Curly hair: How to Care for the Curls
Sunday, 15 January 2012
Curly hair can be a beautiful asset but it takes many of us years to figure out just what kinds of products, styles, and services work best for us. Some curly hair tends to be more frizzy than most, some curls are bigger and softer, both requiring different techniques.
There are certain shampoos and conditioners specifically designed for curly hair. These might be great options for you and are a good place to start if you have curly hair and if you are dissatisfied with your current shampoo. Find shampoo designed for curly hair at a local hair salon. The Bumble and Bumble line of products offers good options.
Do plan to clarify your hair at least twice each month. A clarifying shampoo will remove build-up from your hair caused by conditioner, other hair products, or even hard water. You may find your own shampoo has not been working well for you. Remove the build-up and you will begin to love your shampoo again.
After clarifying your hair, be sure to condition it well. The clarifying shampoo strips out all of your previous conditioners. Conditioner will add moisture back to your hair. Curly hair tends to be dry hair and this moisture is critical. You will find your hair cleaner and shinier after clarifying it. The curl will spring back up and provide a nice bounce.
Curl defining cream
Before styling your hair, try a curl defining cream that will help give your curls a soft look, not that "crispy" look that bothers most people. Ask at your local salon for their recommended curl defining cream and give it a try. It may work well for you.
Blow dry or drip dry
Depedning on your hair and your circumstances, you may choose to blow dry your hair or you may let it dry on its own. If your hair tends to get "frizzy," you may not want to blow dry it at all, but you certainly do not want to blow dry it entirely.
If you do blow dry your hair, use a blow dryer with a diffuser. A diffuser is a flat attachment to the blow dryer that makes the hot air come out over a larger service area. A traditional blow drier focuses the heat on a two-inch area of your hair whereas a diffuser may expand that area to six or more inches, with less targeting of heat on any one part. A diffuser reduces the pressure in the blow dryer so that it does not blow the curl out. In fact, a regular hair dryer is a tool people use to straighten their hair, not to complement their curl.
Cuts and color
In getting your curly hair cut, a little goes a long way. Be conservative about cutting the length of your hair. If you ask your stylist to remove a lot of length, you may be surprised to find that when that curl springs back up, your hair is a lot shorter than you bargained for.
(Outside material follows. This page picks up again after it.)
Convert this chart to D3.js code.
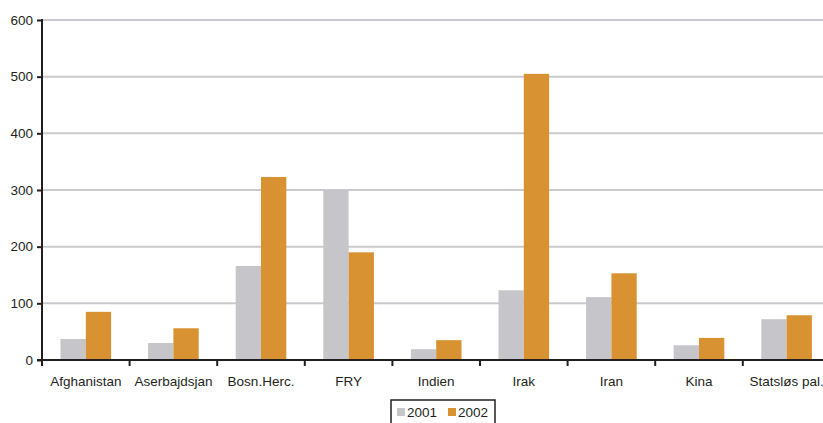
<!DOCTYPE html>
<html>
  <head>
    <meta charset="utf-8">
    <script src="https://d3js.org/d3.v7.min.js"></script>
    <style>
      body, html {
        margin: 0;
        width: 100%;
        height: 100%;
        overflow: hidden;
        background: #fff;
      }
      svg text {
        font-family: Arial, "Liberation Sans", sans-serif;
        fill: #231f20;
      }
    </style>
  </head>
  <body>
    <svg id="chart" width="823" height="423"></svg>
    <script>
      const categories = ["Afghanistan", "Aserbajdsjan", "Bosn.Herc.", "FRY", "Indien", "Irak", "Iran", "Kina", "Statsløs pal."];
      const seriesNames = ["2001", "2002"];
      const values2001 = [37, 30, 166, 300, 19, 123, 111, 26, 72];
      const values2002 = [85, 56, 323, 190, 35, 505, 153, 39, 79];
      const yTicks = [0, 100, 200, 300, 400, 500, 600];
      const colors = ["#c6c5ca", "#d89232"];

      (function() {
        const svg = d3.select("#chart");
        const plotLeft = 42, plotTop = 20, plotBottom = 360, band = 87.6;
        const fontSize = "13.5px";

        const x = d3.scaleBand()
          .domain(categories)
          .range([plotLeft, plotLeft + band * categories.length])
          .padding(0);

        const x1 = d3.scaleBand()
          .domain(seriesNames)
          .range([0, x.bandwidth()])
          .paddingInner(0)
          .paddingOuter(0.73);

        const y = d3.scaleLinear().domain([0, 600]).range([plotBottom, plotTop]);

        // gridlines
        svg.append("g")
          .selectAll("line")
          .data(yTicks.filter(d => d > 0))
          .join("line")
          .attr("x1", plotLeft).attr("x2", 823)
          .attr("y1", d => y(d)).attr("y2", d => y(d))
          .attr("stroke", "#cacace")
          .attr("stroke-width", 2);

        // bars
        const rows = categories.map((c, i) => ({ cat: c, vals: [values2001[i], values2002[i]] }));
        svg.append("g")
          .selectAll("g")
          .data(rows)
          .join("g")
          .attr("transform", d => `translate(${x(d.cat)},0)`)
          .selectAll("rect")
          .data(d => d.vals.map((v, j) => ({ key: seriesNames[j], v, j })))
          .join("rect")
          .attr("x", d => x1(d.key))
          .attr("width", x1.bandwidth())
          .attr("y", d => y(d.v))
          .attr("height", d => y(0) - y(d.v))
          .attr("fill", d => colors[d.j]);

        // y axis
        const yAxis = svg.append("g")
          .attr("transform", `translate(${plotLeft},0)`)
          .call(d3.axisLeft(y).tickValues(yTicks).tickSize(5).tickPadding(4));
        yAxis.select(".domain").remove();
        yAxis.selectAll(".tick line").attr("stroke", "#231f20").attr("stroke-width", 2);
        yAxis.selectAll("text").style("font-size", fontSize).attr("fill", "#231f20");
        svg.append("line")
          .attr("x1", plotLeft).attr("x2", plotLeft)
          .attr("y1", plotTop - 1).attr("y2", plotBottom)
          .attr("stroke", "#231f20").attr("stroke-width", 2);

        // x axis
        svg.append("line")
          .attr("x1", plotLeft - 5).attr("x2", 823)
          .attr("y1", plotBottom).attr("y2", plotBottom)
          .attr("stroke", "#231f20").attr("stroke-width", 2);
        svg.append("g")
          .selectAll("line")
          .data(categories.map(c => x(c)))
          .join("line")
          .attr("x1", d => d).attr("x2", d => d)
          .attr("y1", plotBottom).attr("y2", plotBottom + 6)
          .attr("stroke", "#231f20").attr("stroke-width", 2);
        svg.append("g")
          .selectAll("text")
          .data(categories)
          .join("text")
          .attr("x", d => x(d) + x.bandwidth() / 2)
          .attr("y", 386)
          .attr("text-anchor", "middle")
          .style("font-size", fontSize)
          .text(d => d);

        // legend
        const legend = svg.append("g");
        legend.append("rect")
          .attr("x", 391).attr("y", 400)
          .attr("width", 104).attr("height", 30)
          .attr("fill", "#fff").attr("stroke", "#231f20").attr("stroke-width", 1.5);
        const items = legend.selectAll("g.item")
          .data(seriesNames)
          .join("g")
          .attr("class", "item")
          .attr("transform", (d, i) => `translate(${397 + i * 51},0)`);
        items.append("rect")
          .attr("x", 0).attr("y", 408)
          .attr("width", 8).attr("height", 8)
          .attr("fill", (d, i) => colors[i]);
        items.append("text")
          .attr("x", 10).attr("y", 417)
          .style("font-size", fontSize)
          .text(d => d);
      })();
    </script>
  </body>
</html>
You should also consider layers -- they are usually the answer in springing your curl back.
Of course, depending on length and texture of hair, be cautious about heavy layers around your face -- you can end up with "dog ears" that take a while to grow out. This is a common mistake of stylists who are not used to cutting curly hair.
Even with color, you will run into problems if the stylist has not worked with curly hair (or if you are attempting to color your own hair). Small to medium-sized highlights work well in defining the curl, but if highlights are too chunky, your hair will look clumpy. You will not be satisfied with your look.
Consult an expert
There is no specific blueprint for curly hair. Curly hair presents with a lot of variations. If you find yourself frustrated with your own curly hair, find a stylist who specializes in curly hair, particularly one with curly hair herself. You will cut through a lot of the trial and error process and end up with a system that works for you.